▶ **What is needed**
No images are to be carried over; print all other material exactly as it stands.

[Start Extracted information]

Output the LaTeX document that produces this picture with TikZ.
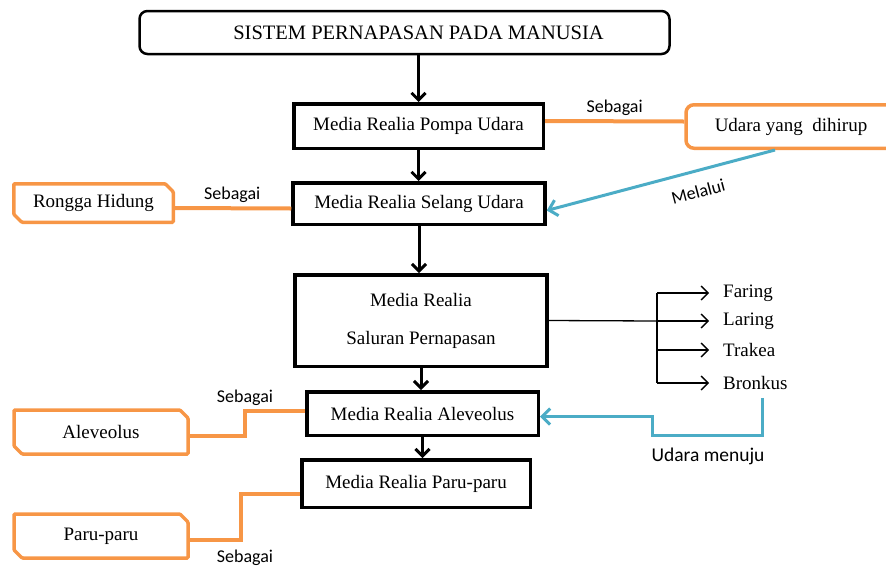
\documentclass[tikz,border=0pt]{standalone}
\usepackage{fontspec}
\setmainfont{Liberation Serif}
\newfontfamily\labelfont{Carlito}
\usetikzlibrary{arrows.meta}
\definecolor{orng}{RGB}{247,150,70}
\definecolor{aqua}{RGB}{75,172,198}

\begin{document}
\begin{tikzpicture}[x=1pt,y=-1pt]
\tikzstyle{every node}=[inner sep=0pt,font=\fontsize{19}{22}\selectfont]
\tikzstyle{judul}=[draw,line width=2.5pt,rounded corners=8pt,minimum width=530pt,minimum height=43pt,font=\fontsize{20.5}{24}\selectfont]
\tikzstyle{media}=[draw,line width=3.5pt]
\tikzstyle{potong}=[outer sep=0pt,minimum width=174pt,minimum height=44pt]
\tikzstyle{keterangan}=[font=\labelfont\fontsize{18}{21}\selectfont]
\tikzstyle{panah}=[line width=3pt,-{Straight Barb[length=7pt,width=14pt]}]
\tikzstyle{jalur}=[orng,line width=4pt]
\tikzstyle{biru}=[aqua,line width=3pt,-{Straight Barb[length=8pt,width=16pt]}]
\tikzstyle{ranting}=[line width=1.3pt,-{Straight Barb[length=7pt,width=14pt]}]
\useasboundingbox (0,0) rectangle (886,571);

% kotak utama
\node[judul] (judul) at (404.5,32.5) {\hspace*{28pt}SISTEM PERNAPASAN PADA MANUSIA};
\node[media,minimum width=249.5pt,minimum height=44.5pt] (pompa) at (418.5,126) {Media Realia Pompa Udara};
\node[media,minimum width=252pt,minimum height=41.5pt] (selang) at (419,203.5) {Media Realia Selang Udara};
\node[media,minimum width=252pt,minimum height=91.5pt,align=center] (saluran) at (421,320.5) {Media Realia\\[16pt]Saluran Pernapasan};
\node[media,minimum width=231.5pt,minimum height=43.5pt] (alveolus) at (422.5,413.5) {Media Realia Aleveolus};
\node[media,minimum width=228.5pt,minimum height=47.5pt] (paru) at (416,483.5) {Media Realia Paru-paru};

\draw[panah] (judul.south -| pompa.north) -- (pompa.north);
\draw[panah] (pompa.south) -- (pompa.south |- selang.north);
\draw[panah] (selang.south) -- (selang.south |- saluran.north);
\draw[panah] (saluran.south) -- (saluran.south |- alveolus.north);
\draw[panah] (alveolus.south) -- (alveolus.south |- paru.north);

% kotak oranye
\node[draw=orng,line width=3.5pt,rounded corners=8pt,minimum width=210pt,minimum height=43.5pt] (udara) at (791,126.5) {Udara yang\ \ dihirup};
\node[potong,minimum width=159.5pt,minimum height=38.5pt] (hidung) at (93.5,203) {Rongga Hidung};
\node[potong] (aleveolus) at (101,432) {Aleveolus};
\node[potong] (parukiri) at (101,536) {Paru-paru};
\foreach \n in {hidung,aleveolus,parukiri}
\draw[orng,line width=3.5pt,rounded corners=1pt] (\n.north west) -- ([xshift=-8pt]\n.north east) -- ([yshift=-8pt]\n.north east) -- (\n.south east) -- ([xshift=8pt]\n.south west) -- ([yshift=8pt]\n.south west) -- cycle;

\draw[jalur] ([yshift=5pt]pompa.east) -- ([yshift=5pt]udara.west) node[midway,above=4pt,keterangan,black] {Sebagai};
\draw[jalur] ([yshift=-5pt]hidung.east) -- ([yshift=-5pt]selang.west) node[midway,above=4pt,keterangan,black] {Sebagai};
\draw[jalur] ([yshift=-4pt]aleveolus.east) -- ++(57,0) |- ([yshift=3pt]alveolus.west);
\draw[jalur] ([yshift=-4pt]parukiri.east) -- ++(53,0) |- ([yshift=-10pt]paru.west);
\node[keterangan] (sebagai3) at (245,398) {Sebagai};
\node[keterangan] (sebagai4) at (245,558) {Sebagai};

% panah biru
\draw[biru] ([xshift=-16pt]udara.south) -- ([yshift=-7pt]selang.east) node[pos=0.36,sloped,below=13pt,keterangan,black] {Melalui};

% cabang saluran
\coordinate (cabang) at (657,321);
\node[anchor=west] (faring) at (723,293) {Faring};
\node[anchor=west] (laring) at (723,321) {Laring};
\node[anchor=west] (trakea) at (723,350) {Trakea};
\node[anchor=west] (bronkus) at (723,383) {Bronkus};
\draw[line width=1.3pt] (saluran.east) -- (cabang);
\draw[line width=1.3pt] (cabang |- faring.west) -- (cabang |- bronkus.west);
\foreach \n in {faring,laring,trakea,bronkus}
\draw[ranting] (cabang |- \n.west) -- ([xshift=-14pt]\n.west);

\coordinate (belok) at (652,435);
\draw[biru] ([xshift=7pt,yshift=-8pt]bronkus.south) |- (belok) |- ([yshift=-3pt]alveolus.east);
\node[keterangan,font=\labelfont\fontsize{19.5}{22}\selectfont] (menuju) at (708,456) {Udara menuju};
\end{tikzpicture}
\end{document}
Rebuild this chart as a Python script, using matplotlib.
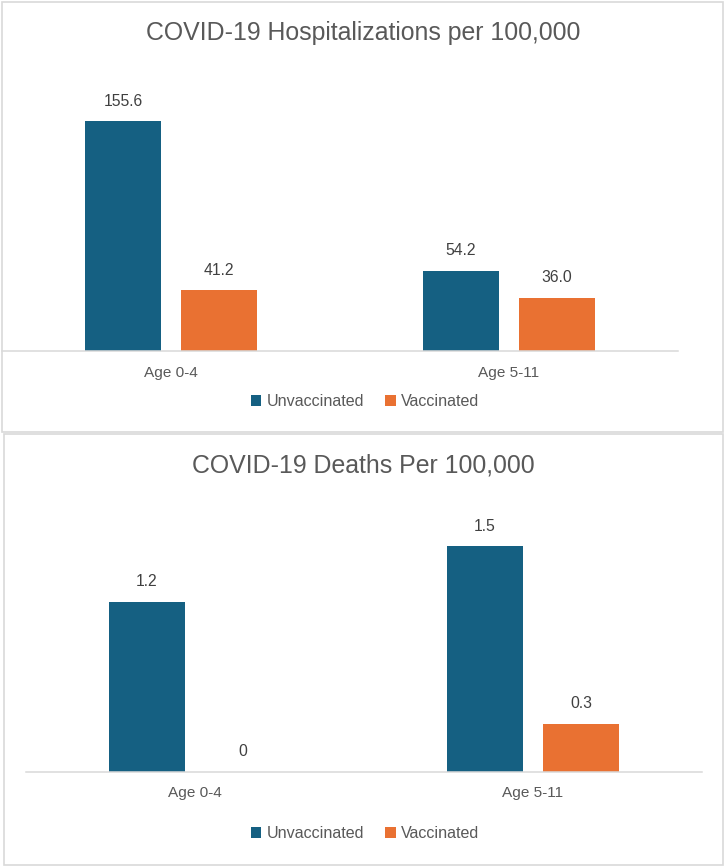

[End Extracted information]

▶ **Response for this exercise**
Output the LaTeX document that produces this picture with TikZ.
\documentclass[tikz,border=0pt]{standalone}
\usepackage{fontspec}
\setmainfont{Liberation Serif}
\newfontfamily\labelfont{Carlito}
\usetikzlibrary{arrows.meta}
\definecolor{orng}{RGB}{247,150,70}
\definecolor{aqua}{RGB}{75,172,198}

\begin{document}
\begin{tikzpicture}[x=1pt,y=-1pt]
\tikzstyle{every node}=[inner sep=0pt,font=\fontsize{19}{22}\selectfont]
\tikzstyle{judul}=[draw,line width=2.5pt,rounded corners=8pt,minimum width=530pt,minimum height=43pt,font=\fontsize{20.5}{24}\selectfont]
\tikzstyle{media}=[draw,line width=3.5pt]
\tikzstyle{potong}=[outer sep=0pt,minimum width=174pt,minimum height=44pt]
\tikzstyle{keterangan}=[font=\labelfont\fontsize{18}{21}\selectfont]
\tikzstyle{panah}=[line width=3pt,-{Straight Barb[length=7pt,width=14pt]}]
\tikzstyle{jalur}=[orng,line width=4pt]
\tikzstyle{biru}=[aqua,line width=3pt,-{Straight Barb[length=8pt,width=16pt]}]
\tikzstyle{ranting}=[line width=1.3pt,-{Straight Barb[length=7pt,width=14pt]}]
\useasboundingbox (0,0) rectangle (886,571);

% kotak utama
\node[judul] (judul) at (404.5,32.5) {\hspace*{28pt}SISTEM PERNAPASAN PADA MANUSIA};
\node[media,minimum width=249.5pt,minimum height=44.5pt] (pompa) at (418.5,126) {Media Realia Pompa Udara};
\node[media,minimum width=252pt,minimum height=41.5pt] (selang) at (419,203.5) {Media Realia Selang Udara};
\node[media,minimum width=252pt,minimum height=91.5pt,align=center] (saluran) at (421,320.5) {Media Realia\\[16pt]Saluran Pernapasan};
\node[media,minimum width=231.5pt,minimum height=43.5pt] (alveolus) at (422.5,413.5) {Media Realia Aleveolus};
\node[media,minimum width=228.5pt,minimum height=47.5pt] (paru) at (416,483.5) {Media Realia Paru-paru};

\draw[panah] (judul.south -| pompa.north) -- (pompa.north);
\draw[panah] (pompa.south) -- (pompa.south |- selang.north);
\draw[panah] (selang.south) -- (selang.south |- saluran.north);
\draw[panah] (saluran.south) -- (saluran.south |- alveolus.north);
\draw[panah] (alveolus.south) -- (alveolus.south |- paru.north);

% kotak oranye
\node[draw=orng,line width=3.5pt,rounded corners=8pt,minimum width=210pt,minimum height=43.5pt] (udara) at (791,126.5) {Udara yang\ \ dihirup};
\node[potong,minimum width=159.5pt,minimum height=38.5pt] (hidung) at (93.5,203) {Rongga Hidung};
\node[potong] (aleveolus) at (101,432) {Aleveolus};
\node[potong] (parukiri) at (101,536) {Paru-paru};
\foreach \n in {hidung,aleveolus,parukiri}
\draw[orng,line width=3.5pt,rounded corners=1pt] (\n.north west) -- ([xshift=-8pt]\n.north east) -- ([yshift=-8pt]\n.north east) -- (\n.south east) -- ([xshift=8pt]\n.south west) -- ([yshift=8pt]\n.south west) -- cycle;

\draw[jalur] ([yshift=5pt]pompa.east) -- ([yshift=5pt]udara.west) node[midway,above=4pt,keterangan,black] {Sebagai};
\draw[jalur] ([yshift=-5pt]hidung.east) -- ([yshift=-5pt]selang.west) node[midway,above=4pt,keterangan,black] {Sebagai};
\draw[jalur] ([yshift=-4pt]aleveolus.east) -- ++(57,0) |- ([yshift=3pt]alveolus.west);
\draw[jalur] ([yshift=-4pt]parukiri.east) -- ++(53,0) |- ([yshift=-10pt]paru.west);
\node[keterangan] (sebagai3) at (245,398) {Sebagai};
\node[keterangan] (sebagai4) at (245,558) {Sebagai};

% panah biru
\draw[biru] ([xshift=-16pt]udara.south) -- ([yshift=-7pt]selang.east) node[pos=0.36,sloped,below=13pt,keterangan,black] {Melalui};

% cabang saluran
\coordinate (cabang) at (657,321);
\node[anchor=west] (faring) at (723,293) {Faring};
\node[anchor=west] (laring) at (723,321) {Laring};
\node[anchor=west] (trakea) at (723,350) {Trakea};
\node[anchor=west] (bronkus) at (723,383) {Bronkus};
\draw[line width=1.3pt] (saluran.east) -- (cabang);
\draw[line width=1.3pt] (cabang |- faring.west) -- (cabang |- bronkus.west);
\foreach \n in {faring,laring,trakea,bronkus}
\draw[ranting] (cabang |- \n.west) -- ([xshift=-14pt]\n.west);

\coordinate (belok) at (652,435);
\draw[biru] ([xshift=7pt,yshift=-8pt]bronkus.south) |- (belok) |- ([yshift=-3pt]alveolus.east);
\node[keterangan,font=\labelfont\fontsize{19.5}{22}\selectfont] (menuju) at (708,456) {Udara menuju};
\end{tikzpicture}
\end{document}
Rebuild this chart as a Python script, using matplotlib.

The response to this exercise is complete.